Job: Starting at the first line of the data, print each line verbatim up to and including the line bearing "import numpy as np", omitting pictures.

Records contained in a dataset:
------------------------------

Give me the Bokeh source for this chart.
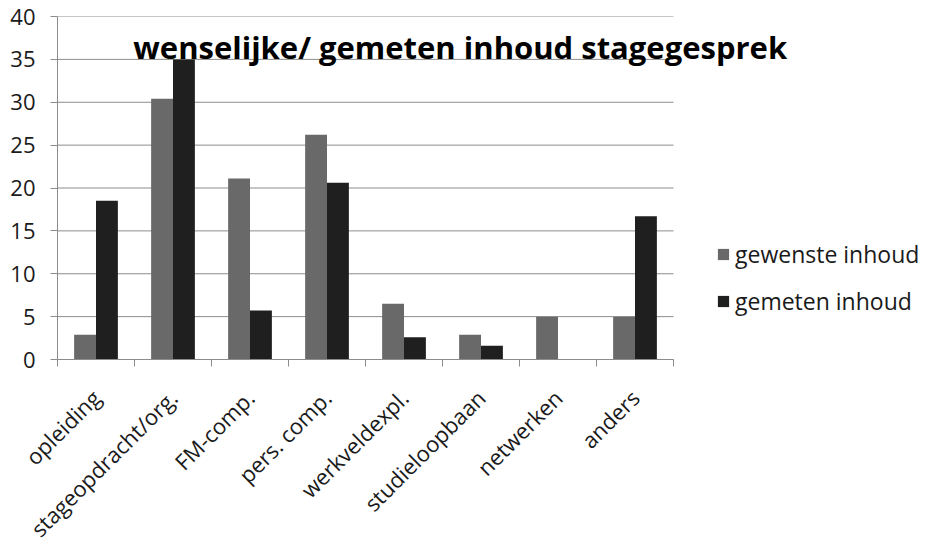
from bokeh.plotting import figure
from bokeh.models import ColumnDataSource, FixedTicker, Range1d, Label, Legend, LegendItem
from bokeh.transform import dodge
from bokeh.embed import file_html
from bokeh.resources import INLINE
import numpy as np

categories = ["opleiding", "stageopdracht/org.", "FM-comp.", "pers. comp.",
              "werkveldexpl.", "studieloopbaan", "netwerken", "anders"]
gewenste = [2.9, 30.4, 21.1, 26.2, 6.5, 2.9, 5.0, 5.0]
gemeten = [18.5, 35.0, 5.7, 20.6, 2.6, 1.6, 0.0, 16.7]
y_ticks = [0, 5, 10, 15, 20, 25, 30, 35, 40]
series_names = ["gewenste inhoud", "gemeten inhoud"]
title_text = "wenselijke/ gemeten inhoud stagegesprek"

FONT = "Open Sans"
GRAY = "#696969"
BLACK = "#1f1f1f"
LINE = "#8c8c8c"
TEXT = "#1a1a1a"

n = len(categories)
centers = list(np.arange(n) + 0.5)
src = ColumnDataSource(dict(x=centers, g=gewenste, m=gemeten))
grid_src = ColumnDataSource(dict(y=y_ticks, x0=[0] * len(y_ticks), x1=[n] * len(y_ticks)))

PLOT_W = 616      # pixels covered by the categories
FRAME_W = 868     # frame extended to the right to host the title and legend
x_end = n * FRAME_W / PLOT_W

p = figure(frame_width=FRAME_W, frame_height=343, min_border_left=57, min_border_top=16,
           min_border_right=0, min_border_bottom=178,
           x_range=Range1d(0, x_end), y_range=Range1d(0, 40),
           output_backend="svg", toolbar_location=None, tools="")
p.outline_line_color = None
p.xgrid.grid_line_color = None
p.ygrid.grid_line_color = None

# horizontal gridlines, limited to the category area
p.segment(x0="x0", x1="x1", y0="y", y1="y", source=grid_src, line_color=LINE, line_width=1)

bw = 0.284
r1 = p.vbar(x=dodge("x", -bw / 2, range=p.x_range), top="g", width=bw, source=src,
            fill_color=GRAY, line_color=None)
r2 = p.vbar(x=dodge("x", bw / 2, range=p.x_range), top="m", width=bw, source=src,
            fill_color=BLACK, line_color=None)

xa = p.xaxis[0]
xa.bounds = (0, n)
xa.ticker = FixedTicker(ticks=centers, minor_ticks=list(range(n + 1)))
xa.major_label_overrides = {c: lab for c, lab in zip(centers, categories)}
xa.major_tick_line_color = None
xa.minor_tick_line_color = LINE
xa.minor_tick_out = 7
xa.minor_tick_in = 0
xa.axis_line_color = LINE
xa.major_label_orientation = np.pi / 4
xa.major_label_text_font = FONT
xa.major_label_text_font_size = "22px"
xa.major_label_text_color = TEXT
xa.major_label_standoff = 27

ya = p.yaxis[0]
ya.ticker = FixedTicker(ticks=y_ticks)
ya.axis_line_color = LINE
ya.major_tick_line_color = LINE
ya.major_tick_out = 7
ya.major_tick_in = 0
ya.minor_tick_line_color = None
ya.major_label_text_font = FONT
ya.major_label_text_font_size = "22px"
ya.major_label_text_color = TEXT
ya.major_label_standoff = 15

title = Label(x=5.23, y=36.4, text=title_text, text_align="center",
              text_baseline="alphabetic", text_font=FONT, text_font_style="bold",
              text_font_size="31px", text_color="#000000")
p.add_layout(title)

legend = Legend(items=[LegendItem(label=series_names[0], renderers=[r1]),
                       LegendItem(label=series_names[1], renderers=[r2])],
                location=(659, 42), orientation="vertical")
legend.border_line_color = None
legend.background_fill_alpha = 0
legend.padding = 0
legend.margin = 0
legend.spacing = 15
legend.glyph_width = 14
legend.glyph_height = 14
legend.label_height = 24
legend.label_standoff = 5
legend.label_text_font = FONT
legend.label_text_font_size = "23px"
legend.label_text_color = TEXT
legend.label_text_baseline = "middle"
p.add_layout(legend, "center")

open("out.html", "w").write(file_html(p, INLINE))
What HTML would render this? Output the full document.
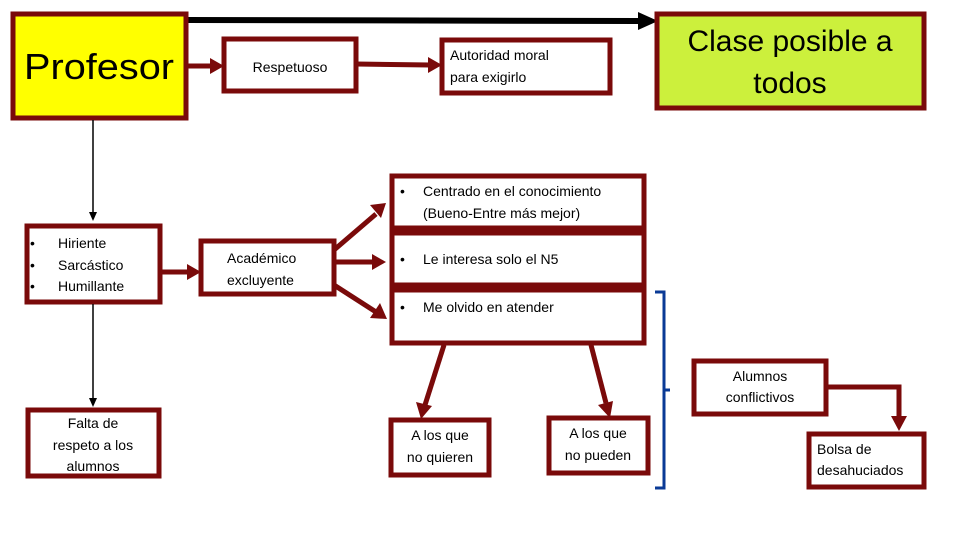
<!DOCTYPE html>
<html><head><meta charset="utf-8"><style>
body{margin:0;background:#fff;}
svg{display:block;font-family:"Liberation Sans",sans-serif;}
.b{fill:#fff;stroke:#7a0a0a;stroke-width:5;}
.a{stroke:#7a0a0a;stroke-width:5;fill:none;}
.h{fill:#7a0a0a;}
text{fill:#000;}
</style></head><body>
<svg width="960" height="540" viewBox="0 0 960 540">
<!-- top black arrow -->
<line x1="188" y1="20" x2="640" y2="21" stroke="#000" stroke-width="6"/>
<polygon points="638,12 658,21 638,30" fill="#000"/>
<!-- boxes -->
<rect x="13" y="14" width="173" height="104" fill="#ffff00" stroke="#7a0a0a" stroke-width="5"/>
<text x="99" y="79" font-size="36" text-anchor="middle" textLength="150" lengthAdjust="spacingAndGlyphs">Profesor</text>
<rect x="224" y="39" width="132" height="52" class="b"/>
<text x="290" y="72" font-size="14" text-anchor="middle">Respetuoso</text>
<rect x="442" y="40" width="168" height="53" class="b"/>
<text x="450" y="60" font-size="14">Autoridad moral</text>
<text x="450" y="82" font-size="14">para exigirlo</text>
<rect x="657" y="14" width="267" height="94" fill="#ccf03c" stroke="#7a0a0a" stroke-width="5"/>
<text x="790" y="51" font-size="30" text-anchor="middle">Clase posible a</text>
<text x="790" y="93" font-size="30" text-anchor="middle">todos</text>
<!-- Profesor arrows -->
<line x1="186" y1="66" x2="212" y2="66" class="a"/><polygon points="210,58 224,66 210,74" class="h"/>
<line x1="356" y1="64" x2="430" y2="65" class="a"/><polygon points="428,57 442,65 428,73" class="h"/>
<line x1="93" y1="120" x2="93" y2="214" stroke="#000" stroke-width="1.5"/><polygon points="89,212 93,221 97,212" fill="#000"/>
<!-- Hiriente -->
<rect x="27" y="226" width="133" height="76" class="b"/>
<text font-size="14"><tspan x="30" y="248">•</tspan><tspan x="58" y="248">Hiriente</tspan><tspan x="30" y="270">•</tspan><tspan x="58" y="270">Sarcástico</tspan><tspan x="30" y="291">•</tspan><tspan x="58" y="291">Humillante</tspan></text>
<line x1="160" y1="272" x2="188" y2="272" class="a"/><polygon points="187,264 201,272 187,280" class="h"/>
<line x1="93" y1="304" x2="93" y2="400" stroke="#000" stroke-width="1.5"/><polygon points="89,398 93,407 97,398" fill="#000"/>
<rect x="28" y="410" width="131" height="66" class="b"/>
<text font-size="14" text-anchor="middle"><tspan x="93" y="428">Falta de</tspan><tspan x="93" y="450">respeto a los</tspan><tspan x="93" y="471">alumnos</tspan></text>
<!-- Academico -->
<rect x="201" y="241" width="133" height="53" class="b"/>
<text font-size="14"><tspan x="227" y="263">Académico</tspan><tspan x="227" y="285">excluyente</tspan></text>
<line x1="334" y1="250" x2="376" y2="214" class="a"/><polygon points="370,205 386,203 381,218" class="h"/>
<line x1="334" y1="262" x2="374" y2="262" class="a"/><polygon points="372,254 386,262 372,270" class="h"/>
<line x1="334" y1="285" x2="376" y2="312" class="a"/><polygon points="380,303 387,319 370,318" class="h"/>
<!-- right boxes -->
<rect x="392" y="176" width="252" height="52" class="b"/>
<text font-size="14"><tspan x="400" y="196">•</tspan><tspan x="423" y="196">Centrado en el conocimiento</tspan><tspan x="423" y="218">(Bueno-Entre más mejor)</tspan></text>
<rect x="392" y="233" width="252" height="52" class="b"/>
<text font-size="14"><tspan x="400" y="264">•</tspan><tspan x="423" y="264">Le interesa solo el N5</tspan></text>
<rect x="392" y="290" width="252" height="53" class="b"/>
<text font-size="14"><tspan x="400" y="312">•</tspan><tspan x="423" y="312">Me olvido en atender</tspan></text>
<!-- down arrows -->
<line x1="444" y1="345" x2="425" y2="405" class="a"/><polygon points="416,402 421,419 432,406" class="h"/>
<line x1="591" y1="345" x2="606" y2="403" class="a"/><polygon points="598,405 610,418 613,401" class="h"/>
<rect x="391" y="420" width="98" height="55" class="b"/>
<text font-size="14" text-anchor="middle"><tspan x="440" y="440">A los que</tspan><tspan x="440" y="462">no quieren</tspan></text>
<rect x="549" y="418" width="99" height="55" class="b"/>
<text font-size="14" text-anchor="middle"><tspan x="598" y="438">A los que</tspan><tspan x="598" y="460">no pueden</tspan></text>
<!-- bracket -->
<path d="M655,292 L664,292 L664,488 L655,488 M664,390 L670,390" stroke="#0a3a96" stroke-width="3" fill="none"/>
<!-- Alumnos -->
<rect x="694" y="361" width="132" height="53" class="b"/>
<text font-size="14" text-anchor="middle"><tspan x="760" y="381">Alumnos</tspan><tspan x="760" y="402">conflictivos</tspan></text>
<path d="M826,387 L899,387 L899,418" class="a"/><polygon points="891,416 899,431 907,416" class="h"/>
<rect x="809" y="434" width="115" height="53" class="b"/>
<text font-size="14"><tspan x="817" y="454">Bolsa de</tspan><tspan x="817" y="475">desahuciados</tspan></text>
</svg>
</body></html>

------------------------------

Solution to this exercise:
Give me the Bokeh source for this chart.
from bokeh.plotting import figure
from bokeh.models import ColumnDataSource, FixedTicker, Range1d, Label, Legend, LegendItem
from bokeh.transform import dodge
from bokeh.embed import file_html
from bokeh.resources import INLINE
import numpy as np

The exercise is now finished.